Khatib managed CDDRL's Program on Arab Reform and Democracy for nearly four years, growing the new program into a leading research initiative examining contemporary issues of democratic protest and reform in the Arab world.

“Lina has done an extraordinary job of building the Program on Arab Reform and Democracy from its inception,” said Larry Diamond, director of CDDRL and the faculty principal investigator to the program. “Her high standards of academic scholarship, deep knowledge of the region and wide range of contacts among Arab scholars and civic activists have made our Arab Reform and Democracy program a leader in understanding the profound political changes and complex challenges confronting Arab states and societies today. We are sorry to lose her, but we look forward to working with her in her new and important role at the Carnegie Endowment.”

During her tenure at CDDRL, Khatib greatly expanded the research agenda of the program through partnerships with leading academics and policy think tanks in the U.S. and the Arab world, and through the program’s annual conference. 

In March 2012, the Program’s conference in Tunis on Democratic Transition and Development in the Arab World broke ground by bringing together the two leaders of the country’s principal Islamist and secular political parties. The book resulting from the 2011 conference, “Taking to the Streets: The Transformation of Arab Activism,” co-edited by Khatib and Ellen Lust of Yale University, will be published soon by Johns Hopkins University Press.

Other new research projects include: the Brookings Doha Center-Stanford Project on Arab Transitions; Entrepreneurship after the Arab Spring, in partnership with the Center for International and Private Enterprise; and Political Reform Prospects in Yemen, with contributions from leading Yemeni scholars and practitioners.

These collaborations have yielded numerous working papers, policy briefs and reports for an academic and policy-making audience.

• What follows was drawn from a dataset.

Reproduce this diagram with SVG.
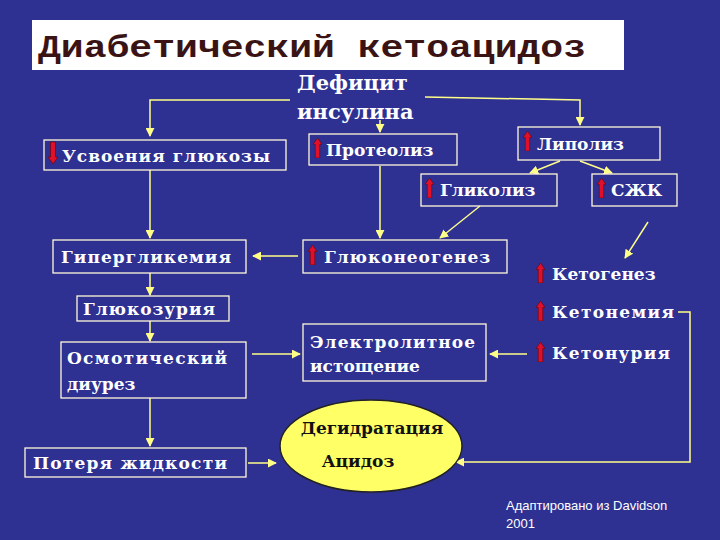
<svg xmlns="http://www.w3.org/2000/svg" width="720" height="540" viewBox="0 0 720 540">
<defs>
<style>
.b{fill:none;stroke:#fff8d8;stroke-width:1.3}
.t{font-family:"DejaVu Serif",serif;font-weight:bold;font-size:17px;fill:#fff}
.c line,.c polyline{stroke:#ffff88;stroke-width:1.5;fill:none}
.c line.a,.c polyline.a{marker-end:url(#ah)}
</style>
<marker id="ah" viewBox="0 0 10 10" refX="9" refY="5" markerWidth="6" markerHeight="6" orient="auto"><path d="M0,0L10,5L0,10z" fill="#ffff88"/></marker>
<symbol id="up" viewBox="0 0 10 22"><path d="M5,0L10,7H7.5V22H2.5V7H0z" fill="#e0102a" stroke="#600" stroke-width="0.6"/></symbol>
<symbol id="dn" viewBox="0 0 10 22"><path d="M5,22L10,15H7.5V0H2.5V15H0z" fill="#e0102a" stroke="#600" stroke-width="0.6"/></symbol>
</defs>
<rect width="720" height="540" fill="#2e3192"/>
<g id="title"><rect x="32" y="20" width="592" height="50" fill="#fff"/><text x="38" y="57" font-family="'Liberation Mono',monospace" font-weight="bold" font-size="32" fill="#3a1414" textLength="548" lengthAdjust="spacingAndGlyphs">Диабетический кетоацидоз</text></g>
<g class="c">
<polyline class="a" points="290,100 150,100 150,136"/>
<polyline class="a" points="425,97 580,100 580,125"/>
<line class="a" x1="380" y1="120" x2="380" y2="132"/>
<line class="a" x1="560" y1="161" x2="530" y2="173"/>
<line class="a" x1="580" y1="161" x2="612" y2="173"/>
<line class="a" x1="150" y1="170" x2="150" y2="238"/>
<line class="a" x1="380" y1="166" x2="380" y2="238"/>
<line class="a" x1="480" y1="206" x2="440" y2="238"/>
<line class="a" x1="648" y1="222" x2="625" y2="258"/>
<line class="a" x1="298" y1="256" x2="253" y2="256"/>
<line class="a" x1="150" y1="273" x2="150" y2="295"/>
<line class="a" x1="150" y1="321" x2="150" y2="341"/>
<line class="a" x1="252" y1="354" x2="300" y2="354"/>
<line class="a" x1="527" y1="354" x2="490" y2="354"/>
<line class="a" x1="150" y1="398" x2="150" y2="446"/>
<line class="a" x1="248" y1="463" x2="276" y2="463"/>
<polyline class="a" points="678,312 690,312 690,462 456,462"/>
</g>
<g id="deficit"><text class="t" x="297" y="90" style="font-size:21px">Дефицит</text><text class="t" x="297" y="119" style="font-size:21px">инсулина</text></g>
<g id="usvoenie"><rect class="b" x="44" y="140" width="242" height="30"/><use href="#dn" x="48" y="140" width="10" height="26"/><text class="t" x="62" y="162" textLength="208">Усвоения глюкозы</text></g>
<g id="proteoliz"><rect class="b" x="309" y="134" width="148" height="31"/><use href="#up" x="313" y="138" width="9" height="20"/><text class="t" x="326" y="156">Протеолиз</text></g>
<g id="lipoliz"><rect class="b" x="518" y="127" width="142" height="33"/><use href="#up" x="523" y="131" width="9" height="20"/><text class="t" x="537" y="150">Липолиз</text></g>
<g id="glikoliz"><rect class="b" x="421" y="174" width="136" height="32"/><use href="#up" x="425" y="178" width="9" height="20"/><text class="t" x="440" y="196">Гликолиз</text></g>
<g id="szhk"><rect class="b" x="592" y="174" width="85" height="32"/><use href="#up" x="597" y="178" width="9" height="20"/><text class="t" x="611" y="196">СЖК</text></g>
<g id="giperglikemia"><rect class="b" x="53" y="240" width="193" height="33"/><text class="t" x="61" y="263" textLength="170">Гипергликемия</text></g>
<g id="glukoneogenez"><rect class="b" x="303" y="240" width="204" height="33"/><use href="#up" x="308" y="245" width="9" height="20"/><text class="t" x="324" y="263" textLength="166">Глюконеогенез</text></g>
<g id="ketogenez"><use href="#up" x="536" y="263" width="9" height="20"/><text class="t" x="552" y="280">Кетогенез</text></g>
<g id="glukozuria"><rect class="b" x="77" y="296" width="152" height="25"/><text class="t" x="83" y="315" textLength="132">Глюкозурия</text></g>
<g id="ketonemia"><use href="#up" x="536" y="301" width="9" height="20"/><text class="t" x="552" y="318" textLength="122">Кетонемия</text></g>
<g id="osmotic"><rect class="b" x="61" y="342" width="185" height="56"/><text class="t" x="67" y="364" textLength="160">Осмотический</text><text class="t" x="67" y="390">диурез</text></g>
<g id="electrolyte"><rect class="b" x="303" y="324" width="183" height="57"/><text class="t" x="310" y="348" textLength="165">Электролитное</text><text class="t" x="310" y="372">истощение</text></g>
<g id="ketonuria"><use href="#up" x="536" y="342" width="9" height="20"/><text class="t" x="552" y="359" textLength="118">Кетонурия</text></g>
<g id="poterya"><rect class="b" x="25" y="448" width="221" height="29"/><text class="t" x="33" y="469" textLength="194">Потеря жидкости</text></g>
<g id="dehyd"><ellipse cx="371" cy="446" rx="91" ry="46" fill="#ffff66" stroke="#222" stroke-width="1.5"/><text class="t" x="372" y="434" style="fill:#111" text-anchor="middle">Дегидратация</text><text class="t" x="358" y="467" style="fill:#111" text-anchor="middle">Ацидоз</text></g>
<g id="note" font-family="'Liberation Sans',sans-serif" font-size="13" fill="#fff"><text x="506" y="510">Адаптировано из Davidson</text><text x="506" y="528">2001</text></g>
</svg>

Bi-lingual publications have also helped the program to expand its reach in the Arab world. (These and other materials are available at: http://arabreform.stanford.edu/).

"It is immensely rewarding to see the Program on Arab Reform and Democracy grow into a viable, credible intellectual hub with a large footprint both at Stanford and especially in the Arab region," said Khatib. "At CDDRL, I have been privileged to work with some of the best scholars in the world, and within a unique academic environment that is a true incubator of talent. I look forward to continuing to collaborate with the Program in my new role at Carnegie and am confident that the Program will continue to be a leader in policy-relevant research on democratic transitions in Arab countries."

As a research scholar at CDDRL, Khatib produced her own original interdisciplinary research on the intersections of politics, media and social factors in the Middle East. Her latest book, "Image Politics in the Middle East: The Role of the Visual in Political Struggle" (IB Tauris, 2013) examines the power struggles among states, non-state political actors and citizens in the region that are expressed through visuals.

Among her countless contributions to the program, Khatib also worked hard to build a community of scholars across Stanford University committed to the study of the Arab world through the launch of the Arab Studies Table and her support of other forums on campus.